REQUIREMENTS
All of the lines below are to be printed again exactly; images are excluded from the output.

DATA SEGMENT
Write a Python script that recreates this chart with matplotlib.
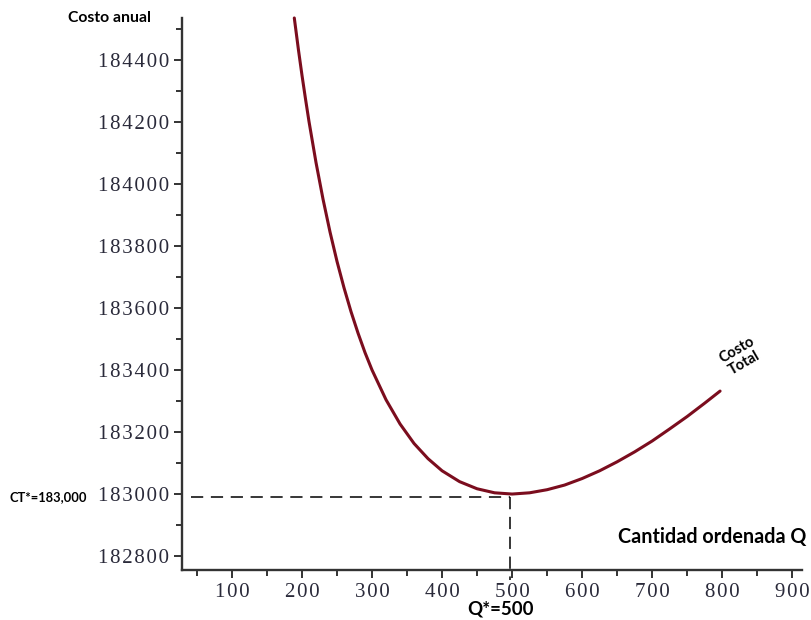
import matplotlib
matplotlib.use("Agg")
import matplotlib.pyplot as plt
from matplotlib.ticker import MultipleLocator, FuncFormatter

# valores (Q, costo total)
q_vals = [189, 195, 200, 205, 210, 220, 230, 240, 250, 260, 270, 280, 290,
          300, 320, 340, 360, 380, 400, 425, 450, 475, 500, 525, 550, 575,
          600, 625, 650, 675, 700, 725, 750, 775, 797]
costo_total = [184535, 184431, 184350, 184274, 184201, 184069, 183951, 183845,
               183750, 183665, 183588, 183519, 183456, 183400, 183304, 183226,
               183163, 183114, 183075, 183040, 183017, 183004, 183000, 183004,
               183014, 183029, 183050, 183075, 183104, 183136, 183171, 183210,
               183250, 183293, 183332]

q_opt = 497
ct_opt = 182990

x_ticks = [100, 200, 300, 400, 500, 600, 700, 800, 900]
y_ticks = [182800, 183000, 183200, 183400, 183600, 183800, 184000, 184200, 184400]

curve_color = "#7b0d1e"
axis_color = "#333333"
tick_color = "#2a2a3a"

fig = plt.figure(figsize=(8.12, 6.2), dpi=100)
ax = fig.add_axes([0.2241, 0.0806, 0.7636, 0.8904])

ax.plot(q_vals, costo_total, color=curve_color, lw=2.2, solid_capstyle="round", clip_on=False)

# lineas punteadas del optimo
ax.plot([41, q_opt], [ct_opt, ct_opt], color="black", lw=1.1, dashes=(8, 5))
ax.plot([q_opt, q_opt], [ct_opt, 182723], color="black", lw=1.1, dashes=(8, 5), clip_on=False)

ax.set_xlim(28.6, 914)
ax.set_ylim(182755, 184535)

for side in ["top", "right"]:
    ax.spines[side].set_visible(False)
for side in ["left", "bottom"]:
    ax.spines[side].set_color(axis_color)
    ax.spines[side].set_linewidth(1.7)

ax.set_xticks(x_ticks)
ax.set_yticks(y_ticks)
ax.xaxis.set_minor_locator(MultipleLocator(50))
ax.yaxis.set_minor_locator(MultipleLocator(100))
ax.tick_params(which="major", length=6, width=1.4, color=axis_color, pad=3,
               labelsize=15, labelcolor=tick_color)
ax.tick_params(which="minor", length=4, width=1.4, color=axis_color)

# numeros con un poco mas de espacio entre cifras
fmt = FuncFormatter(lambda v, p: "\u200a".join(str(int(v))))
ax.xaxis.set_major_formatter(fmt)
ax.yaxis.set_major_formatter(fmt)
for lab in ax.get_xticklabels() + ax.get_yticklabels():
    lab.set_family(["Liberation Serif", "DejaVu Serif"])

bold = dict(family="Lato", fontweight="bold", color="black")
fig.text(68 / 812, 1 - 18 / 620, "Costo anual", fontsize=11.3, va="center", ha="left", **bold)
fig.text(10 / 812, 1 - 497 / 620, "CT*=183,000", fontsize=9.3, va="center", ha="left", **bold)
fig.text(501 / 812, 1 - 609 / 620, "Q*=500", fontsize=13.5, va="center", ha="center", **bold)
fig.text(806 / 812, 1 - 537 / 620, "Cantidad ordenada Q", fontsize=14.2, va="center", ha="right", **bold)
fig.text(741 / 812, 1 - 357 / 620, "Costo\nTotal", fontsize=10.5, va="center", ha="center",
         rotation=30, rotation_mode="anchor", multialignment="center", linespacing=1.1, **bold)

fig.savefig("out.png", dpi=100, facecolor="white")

REPLY TO THE EXERCISE
Write a Python script that recreates this chart with matplotlib.
import matplotlib
matplotlib.use("Agg")
import matplotlib.pyplot as plt
from matplotlib.ticker import MultipleLocator, FuncFormatter

# valores (Q, costo total)
q_vals = [189, 195, 200, 205, 210, 220, 230, 240, 250, 260, 270, 280, 290,
          300, 320, 340, 360, 380, 400, 425, 450, 475, 500, 525, 550, 575,
          600, 625, 650, 675, 700, 725, 750, 775, 797]
costo_total = [184535, 184431, 184350, 184274, 184201, 184069, 183951, 183845,
               183750, 183665, 183588, 183519, 183456, 183400, 183304, 183226,
               183163, 183114, 183075, 183040, 183017, 183004, 183000, 183004,
               183014, 183029, 183050, 183075, 183104, 183136, 183171, 183210,
               183250, 183293, 183332]

q_opt = 497
ct_opt = 182990

x_ticks = [100, 200, 300, 400, 500, 600, 700, 800, 900]
y_ticks = [182800, 183000, 183200, 183400, 183600, 183800, 184000, 184200, 184400]

curve_color = "#7b0d1e"
axis_color = "#333333"
tick_color = "#2a2a3a"

fig = plt.figure(figsize=(8.12, 6.2), dpi=100)
ax = fig.add_axes([0.2241, 0.0806, 0.7636, 0.8904])

ax.plot(q_vals, costo_total, color=curve_color, lw=2.2, solid_capstyle="round", clip_on=False)

# lineas punteadas del optimo
ax.plot([41, q_opt], [ct_opt, ct_opt], color="black", lw=1.1, dashes=(8, 5))
ax.plot([q_opt, q_opt], [ct_opt, 182723], color="black", lw=1.1, dashes=(8, 5), clip_on=False)

ax.set_xlim(28.6, 914)
ax.set_ylim(182755, 184535)

for side in ["top", "right"]:
    ax.spines[side].set_visible(False)
for side in ["left", "bottom"]:
    ax.spines[side].set_color(axis_color)
    ax.spines[side].set_linewidth(1.7)

ax.set_xticks(x_ticks)
ax.set_yticks(y_ticks)
ax.xaxis.set_minor_locator(MultipleLocator(50))
ax.yaxis.set_minor_locator(MultipleLocator(100))
ax.tick_params(which="major", length=6, width=1.4, color=axis_color, pad=3,
               labelsize=15, labelcolor=tick_color)
ax.tick_params(which="minor", length=4, width=1.4, color=axis_color)

# numeros con un poco mas de espacio entre cifras
fmt = FuncFormatter(lambda v, p: "\u200a".join(str(int(v))))
ax.xaxis.set_major_formatter(fmt)
ax.yaxis.set_major_formatter(fmt)
for lab in ax.get_xticklabels() + ax.get_yticklabels():
    lab.set_family(["Liberation Serif", "DejaVu Serif"])

bold = dict(family="Lato", fontweight="bold", color="black")
fig.text(68 / 812, 1 - 18 / 620, "Costo anual", fontsize=11.3, va="center", ha="left", **bold)
fig.text(10 / 812, 1 - 497 / 620, "CT*=183,000", fontsize=9.3, va="center", ha="left", **bold)
fig.text(501 / 812, 1 - 609 / 620, "Q*=500", fontsize=13.5, va="center", ha="center", **bold)
fig.text(806 / 812, 1 - 537 / 620, "Cantidad ordenada Q", fontsize=14.2, va="center", ha="right", **bold)
fig.text(741 / 812, 1 - 357 / 620, "Costo\nTotal", fontsize=10.5, va="center", ha="center",
         rotation=30, rotation_mode="anchor", multialignment="center", linespacing=1.1, **bold)

fig.savefig("out.png", dpi=100, facecolor="white")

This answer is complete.